As wedding ring/engagement photos have proliferated across my Instagram feed, I’ve noticed a disturbing trend: many women post a photo of the ring and write “he did such a good job!” It’s a deflection, a humble downplay, like posting a shredded bikini pic while pretending to eat a hot dog with a caption like “empty calories, full stomach, can’t lose!” It’s meant to throw us off the scent of what it really is: a vagina-measuring contest. Because what’s really happening here is that she’s posting a photo of a commodity, the price of which we immediately start to estimate. And by we, I mostly mean other women, because they know the ring market.

An olive branch: if women just owned what they were doing with these posts, I’d applaud them for it. Remember ’90s hip hop  videos, where rappers would flex in backwards football jerseys as a strobe light hit their $60,000 Jesus piece, triggering epileptic fits for unmedicated children? It was a flex, and they relished it. You didn’t see Diddy brandishing his new spinning Sprewell pendant with a disclaimer like “my friend bought me this, and he knows me so well! Thanks dude!” Today, similarly, these ladies are flexing their new ice on Instagram; but they couch it with deferential words to their buyer fiancé. I would have nothing but respect for a ring post with a caption like “Look at the size of this fucking thing! He spent more than I thought he would!”

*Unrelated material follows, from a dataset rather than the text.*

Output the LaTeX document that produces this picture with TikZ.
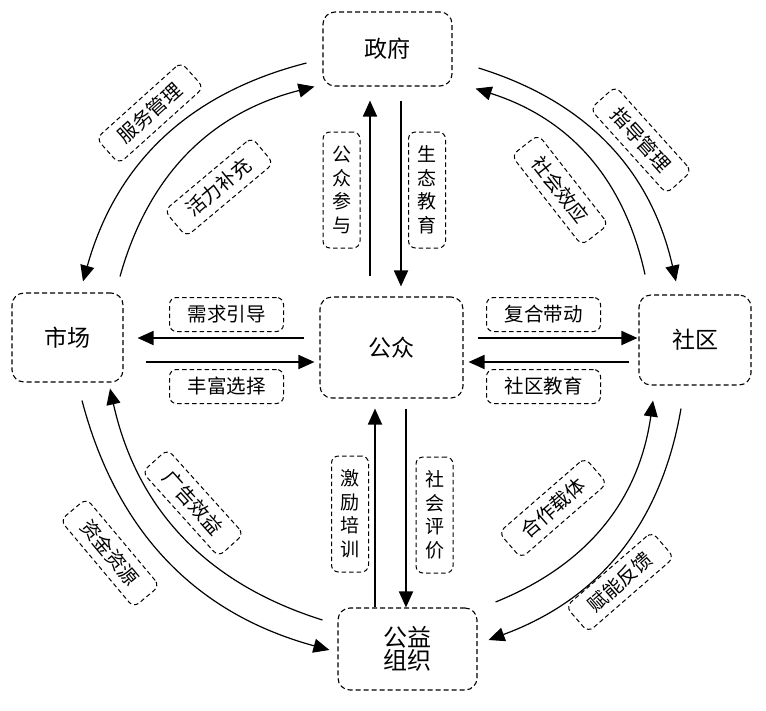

But that would be too obvious. That would violate the weird, unspoken decorum of ringstagramming. Thus, we’re left with these thinly-veiled humblebrags that credit some hapless fellow who simply brandished six credit cards and held his breath. Not only do these dudes probably not give a shit about credit, they’re not worthy of it! When it comes to rings, you know who actually did a good job? Sam and Frodo. The ’72 Dolphins. The Motorola Razr. Heidi Fleiss. The Undertaker. Barnum and Bailey. These are first ballot ring HOFers; not your Dave.

I have a family ring from my late grandmother. As a family, we believe in heirlooms and preserving memories. Also, my grandmother was a powerful wizard who learned the dark art of splitting her soul, a portion of which lives on in the horcrux I plan to give my lady someday. The ring is beautiful, too. It’s a far nicer ring than I could buy right now from Zales or Adam Sandler.

Still, I can’t help but wonder how an Instagram post of this ring will be received. Do I somehow love her less because I didn’t spend three months of my salary on it? Do I need to buy her something to supplement the ring, to emphasize this promise?

Maybe. Or maybe I’ll take the money I saved on a ring and put it towards something nice for myself. After all, I saved. I was fiscally responsible. Dare I say… I did such a good job.